Gentrification: The Denver Experience
We talk about the history and politics of gentrification here on the CU Denver campus, as well as in the Denver Metro Area. Many news organizations and libraries have documented the ongoing disenfranchisement of the “Displaced Aurarians”—a largely Hispanic neighborhood “relocated” by the Auraria Campus, which houses CU Denver, Metro State University, and Community College of Denver. However, very few news sources have framed that notorious displacement within Denver’s larger culture of gentrification. According to a 2020 study by the National Community Reinvestment Coalition, Denver is the second most gentrified city in the nation, with over 27% of its neighborhoods affected by skyrocketing home prices and rising inequality.
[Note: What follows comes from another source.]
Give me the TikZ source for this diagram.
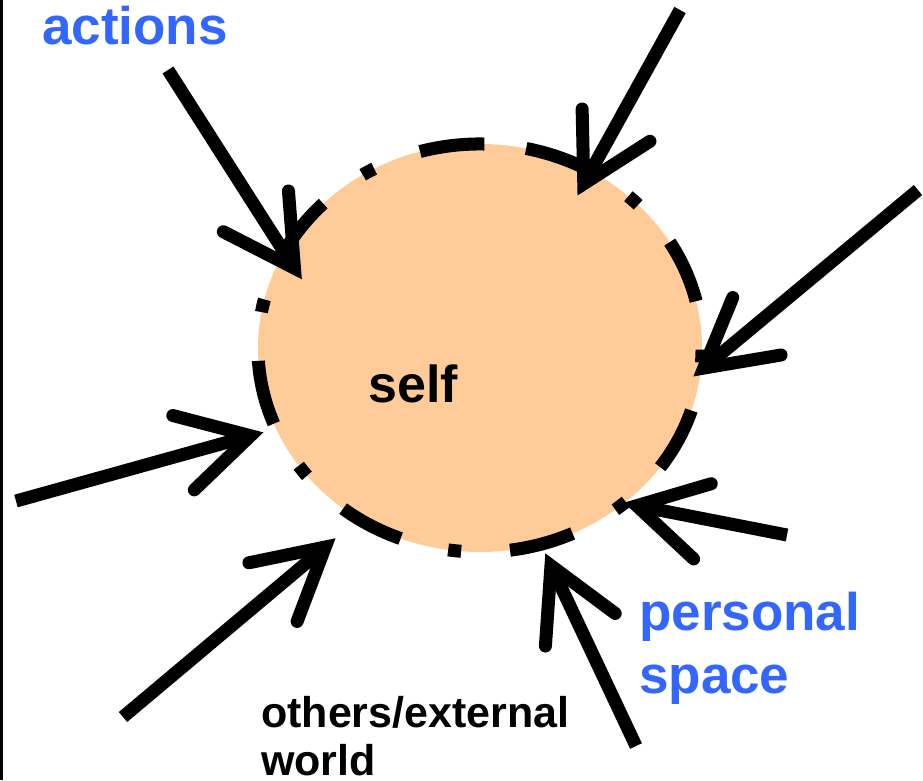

We first interview two Auraria campus employees: Francine Olivas-Zarate, who is our CU Denver English Department Program Coordinator, and her sister Benita Olivas, who was an advisor and worked in the Women’s Center at the Community College of Denver. Their family members lived on 9th Street Park before the mass displacement by Auraria Higher Education Center in the 1970s, and both have worked on campus near their family’s original home. Second, we interview Dr. Jeremy Nemeth, Professor in CU Denver’s Urban and Regional Planning Department, and Dr. Brian Page, Associate Professor in our Department of Geography and Environmental Sciences, about Denver’s history of gentrification and current economic effects on particular neighborhoods. Finally, we interview Laura McKenna, Development Director of HomeAid America, who discusses the impact of gentrification on the growing number of unhoused people in Denver.